Simply clone this repository.

The file `requirements.txt` contains the requirements that can be installed
via PyPi. However, we recommend installing `jax`, `flax` and `optax`
directly from GitHub, since we use some of the latest features that are not part
of any release yet.

In addition, you also have to clone the
[Vision Transformer](https://github.com/google-research/vision_transformer)
repository, since we use some parts of it.

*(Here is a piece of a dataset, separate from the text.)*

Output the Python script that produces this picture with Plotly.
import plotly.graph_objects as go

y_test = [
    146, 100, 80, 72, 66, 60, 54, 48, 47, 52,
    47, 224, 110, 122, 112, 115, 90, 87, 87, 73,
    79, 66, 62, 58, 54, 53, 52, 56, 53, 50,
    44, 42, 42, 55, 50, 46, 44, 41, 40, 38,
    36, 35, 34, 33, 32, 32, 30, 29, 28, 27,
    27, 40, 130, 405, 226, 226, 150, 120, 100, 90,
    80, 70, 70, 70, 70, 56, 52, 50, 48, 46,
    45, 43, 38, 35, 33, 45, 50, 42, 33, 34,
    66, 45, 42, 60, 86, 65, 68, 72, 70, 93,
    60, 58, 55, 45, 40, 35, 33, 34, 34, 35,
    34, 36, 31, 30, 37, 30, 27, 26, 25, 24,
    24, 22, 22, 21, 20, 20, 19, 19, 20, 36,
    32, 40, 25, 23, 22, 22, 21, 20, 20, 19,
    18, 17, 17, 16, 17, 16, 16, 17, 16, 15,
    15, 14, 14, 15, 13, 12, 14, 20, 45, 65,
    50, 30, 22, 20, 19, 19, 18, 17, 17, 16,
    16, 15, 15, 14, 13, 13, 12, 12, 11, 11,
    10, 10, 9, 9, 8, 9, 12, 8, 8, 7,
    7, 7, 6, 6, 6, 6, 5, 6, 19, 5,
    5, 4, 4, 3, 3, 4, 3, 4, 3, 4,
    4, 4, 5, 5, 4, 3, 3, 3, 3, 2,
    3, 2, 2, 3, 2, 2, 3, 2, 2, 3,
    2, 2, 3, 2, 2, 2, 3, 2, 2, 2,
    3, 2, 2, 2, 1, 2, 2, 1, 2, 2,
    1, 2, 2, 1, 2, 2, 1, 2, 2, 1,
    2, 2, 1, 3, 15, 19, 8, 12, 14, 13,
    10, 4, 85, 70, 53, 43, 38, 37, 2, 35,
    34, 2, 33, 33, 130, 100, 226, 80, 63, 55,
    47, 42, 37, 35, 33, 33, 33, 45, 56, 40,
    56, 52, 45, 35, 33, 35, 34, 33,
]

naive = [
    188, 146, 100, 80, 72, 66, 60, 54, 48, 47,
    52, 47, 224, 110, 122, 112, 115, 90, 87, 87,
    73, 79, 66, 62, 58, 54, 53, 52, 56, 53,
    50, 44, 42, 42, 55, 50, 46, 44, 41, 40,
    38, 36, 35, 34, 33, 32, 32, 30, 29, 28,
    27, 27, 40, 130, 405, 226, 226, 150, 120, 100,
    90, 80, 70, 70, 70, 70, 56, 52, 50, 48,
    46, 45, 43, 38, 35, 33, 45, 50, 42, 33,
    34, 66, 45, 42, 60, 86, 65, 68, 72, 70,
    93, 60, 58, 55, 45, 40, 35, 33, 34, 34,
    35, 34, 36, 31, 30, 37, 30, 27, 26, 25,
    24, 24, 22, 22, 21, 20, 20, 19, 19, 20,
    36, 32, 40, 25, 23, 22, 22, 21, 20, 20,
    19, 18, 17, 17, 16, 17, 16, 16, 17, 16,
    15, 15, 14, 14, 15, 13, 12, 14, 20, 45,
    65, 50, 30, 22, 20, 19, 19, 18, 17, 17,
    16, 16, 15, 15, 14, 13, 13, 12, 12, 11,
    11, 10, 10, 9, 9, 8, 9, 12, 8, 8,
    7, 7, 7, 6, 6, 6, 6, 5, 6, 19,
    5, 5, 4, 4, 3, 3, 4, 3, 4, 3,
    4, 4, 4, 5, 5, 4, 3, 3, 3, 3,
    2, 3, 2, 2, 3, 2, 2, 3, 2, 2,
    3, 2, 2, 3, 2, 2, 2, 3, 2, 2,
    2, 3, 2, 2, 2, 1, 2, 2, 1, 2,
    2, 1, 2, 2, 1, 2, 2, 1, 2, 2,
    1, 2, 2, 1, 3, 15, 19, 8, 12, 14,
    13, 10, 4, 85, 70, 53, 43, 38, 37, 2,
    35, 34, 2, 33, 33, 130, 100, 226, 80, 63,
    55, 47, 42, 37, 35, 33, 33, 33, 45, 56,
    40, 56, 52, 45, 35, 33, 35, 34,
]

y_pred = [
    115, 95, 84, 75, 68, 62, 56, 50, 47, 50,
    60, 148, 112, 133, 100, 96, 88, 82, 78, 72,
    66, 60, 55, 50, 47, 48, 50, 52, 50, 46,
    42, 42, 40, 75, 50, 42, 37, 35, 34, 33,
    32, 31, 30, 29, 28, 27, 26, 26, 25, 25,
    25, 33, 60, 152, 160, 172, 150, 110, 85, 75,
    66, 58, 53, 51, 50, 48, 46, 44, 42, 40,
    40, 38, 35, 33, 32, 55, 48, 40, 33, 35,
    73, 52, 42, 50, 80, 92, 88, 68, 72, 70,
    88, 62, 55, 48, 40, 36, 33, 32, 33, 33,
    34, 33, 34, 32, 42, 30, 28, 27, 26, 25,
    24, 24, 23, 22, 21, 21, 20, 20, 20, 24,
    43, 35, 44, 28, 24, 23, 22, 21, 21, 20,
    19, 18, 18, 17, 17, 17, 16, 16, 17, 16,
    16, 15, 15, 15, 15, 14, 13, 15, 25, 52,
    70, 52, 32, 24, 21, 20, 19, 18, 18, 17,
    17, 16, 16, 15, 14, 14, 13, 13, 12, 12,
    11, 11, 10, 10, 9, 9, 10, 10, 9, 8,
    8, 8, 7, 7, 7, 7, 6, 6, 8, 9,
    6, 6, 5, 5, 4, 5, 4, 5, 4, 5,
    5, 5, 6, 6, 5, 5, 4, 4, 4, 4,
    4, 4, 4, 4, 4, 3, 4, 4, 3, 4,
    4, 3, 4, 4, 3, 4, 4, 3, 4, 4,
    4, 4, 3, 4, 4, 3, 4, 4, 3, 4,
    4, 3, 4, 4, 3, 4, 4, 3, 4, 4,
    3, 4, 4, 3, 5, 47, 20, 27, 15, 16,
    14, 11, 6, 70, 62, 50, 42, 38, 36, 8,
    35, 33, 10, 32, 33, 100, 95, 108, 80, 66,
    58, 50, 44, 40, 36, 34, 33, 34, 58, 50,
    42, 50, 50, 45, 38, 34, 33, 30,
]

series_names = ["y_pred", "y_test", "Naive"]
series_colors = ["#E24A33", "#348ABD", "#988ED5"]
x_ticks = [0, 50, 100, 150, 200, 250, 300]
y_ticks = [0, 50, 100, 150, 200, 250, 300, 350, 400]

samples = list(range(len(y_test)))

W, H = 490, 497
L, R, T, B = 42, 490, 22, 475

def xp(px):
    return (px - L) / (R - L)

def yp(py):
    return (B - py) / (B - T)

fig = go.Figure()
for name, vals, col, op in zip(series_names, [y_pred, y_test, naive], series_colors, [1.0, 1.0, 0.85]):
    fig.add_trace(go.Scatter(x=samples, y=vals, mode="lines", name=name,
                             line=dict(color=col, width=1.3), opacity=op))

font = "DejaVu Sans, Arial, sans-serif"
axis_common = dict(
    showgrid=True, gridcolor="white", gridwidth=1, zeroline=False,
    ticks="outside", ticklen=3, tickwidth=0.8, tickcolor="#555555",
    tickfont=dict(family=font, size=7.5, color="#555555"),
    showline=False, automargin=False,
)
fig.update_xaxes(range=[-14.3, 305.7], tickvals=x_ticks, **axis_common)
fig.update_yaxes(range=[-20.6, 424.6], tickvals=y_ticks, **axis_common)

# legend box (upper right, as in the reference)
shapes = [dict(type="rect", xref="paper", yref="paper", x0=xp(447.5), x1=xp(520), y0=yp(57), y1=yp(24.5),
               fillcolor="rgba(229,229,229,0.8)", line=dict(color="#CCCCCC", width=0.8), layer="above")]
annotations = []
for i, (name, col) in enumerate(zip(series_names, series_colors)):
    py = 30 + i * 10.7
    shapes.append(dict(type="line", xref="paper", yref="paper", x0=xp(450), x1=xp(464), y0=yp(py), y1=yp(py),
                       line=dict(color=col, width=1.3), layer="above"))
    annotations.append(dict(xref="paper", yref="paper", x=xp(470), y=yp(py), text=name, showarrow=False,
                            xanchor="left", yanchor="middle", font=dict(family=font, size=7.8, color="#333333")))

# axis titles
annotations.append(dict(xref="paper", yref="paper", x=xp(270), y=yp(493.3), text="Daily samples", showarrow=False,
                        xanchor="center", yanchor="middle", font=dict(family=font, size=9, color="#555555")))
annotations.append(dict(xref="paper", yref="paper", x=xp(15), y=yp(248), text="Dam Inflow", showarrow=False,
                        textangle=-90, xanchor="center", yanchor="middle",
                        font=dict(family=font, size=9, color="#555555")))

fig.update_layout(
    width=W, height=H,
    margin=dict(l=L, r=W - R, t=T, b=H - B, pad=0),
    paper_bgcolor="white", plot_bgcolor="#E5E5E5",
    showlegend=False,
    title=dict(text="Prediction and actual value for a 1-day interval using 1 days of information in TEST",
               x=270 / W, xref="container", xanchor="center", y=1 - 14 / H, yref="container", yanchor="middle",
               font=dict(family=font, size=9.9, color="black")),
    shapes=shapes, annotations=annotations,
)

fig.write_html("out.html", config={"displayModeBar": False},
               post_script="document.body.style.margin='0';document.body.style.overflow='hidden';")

If you want to use RandAugment to train models (which we recommend if you train
on ImageNet-21k or ILSVRC2012 from scratch), you must also clone the
[Cloud TPU](https://github.com/tensorflow/tpu) repository, and name it
`cloud_tpu`.

## Checkpoints

We release the checkpoints containing the weights of some models that we trained
on ImageNet (either ILSVRC2012 or ImageNet-21k). All checkpoints contain an
index file (with `.index` extension) and one or multiple data files (
with extension `.data-nnnnn-of-NNNNN`, called *shards*). In the following
list, we indicate *only the prefix* of each checkpoint.
We recommend using [gsutil](https://cloud.google.com/storage/docs/gsutil) to
obtain the full list of files, download them, etc.

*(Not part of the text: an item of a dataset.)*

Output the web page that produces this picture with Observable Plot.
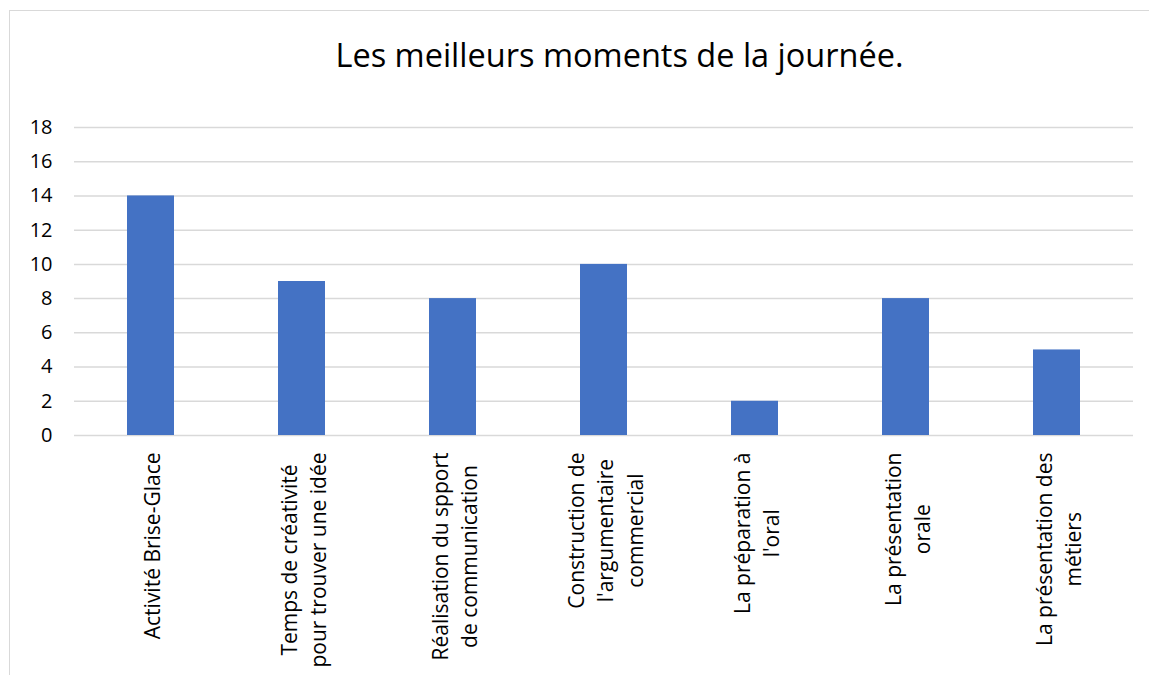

- V-MoE S/32, 8 experts on the last two odd blocks, trained from scratch on
  ILSVRC2012 with RandAugment for 300 epochs:
  `gs://vmoe_checkpoints/vmoe_s32_last2_ilsvrc2012_randaug_light1`.
  - Fine-tuned on ILSVRC2012 with a resolution of 384 pixels:
    `gs://vmoe_checkpoints/vmoe_s32_last2_ilsvrc2012_randaug_light1_ft_ilsvrc2012`
- V-MoE S/32, 8 experts on the last two odd blocks, trained from scratch on
  ILSVRC2012 with RandAugment for 1000 epochs:
  `gs://vmoe_checkpoints/vmoe_s32_last2_ilsvrc2012_randaug_medium`.
- V-MoE B/16, 8 experts on every odd block, trained from scratch on ImageNet-21k
  with RandAugment: `gs://vmoe_checkpoints/vmoe_b16_imagenet21k_randaug_strong`.
  - Fine-tuned on ILSVRC2012 with a resolution of 384 pixels:
    `gs://vmoe_checkpoints/vmoe_b16_imagenet21k_randaug_strong_ft_ilsvrc2012`
- E<sup>3</sup> S/32, 8 experts on the last two odd blocks, with two ensemble
  members (i.e., the 8 experts are partitioned into two groups), trained from
  scratch on ILSVRC2012 with RandAugment for 300 epochs:
  `gs://vmoe_checkpoints/eee_s32_last2_ilsvrc2012`
  - Fine-tuned on CIFAR100:
    `gs://vmoe_checkpoints/eee_s32_last2_ilsvrc2012_ft_cifar100`

## Disclaimers

This is not an officially supported Google product.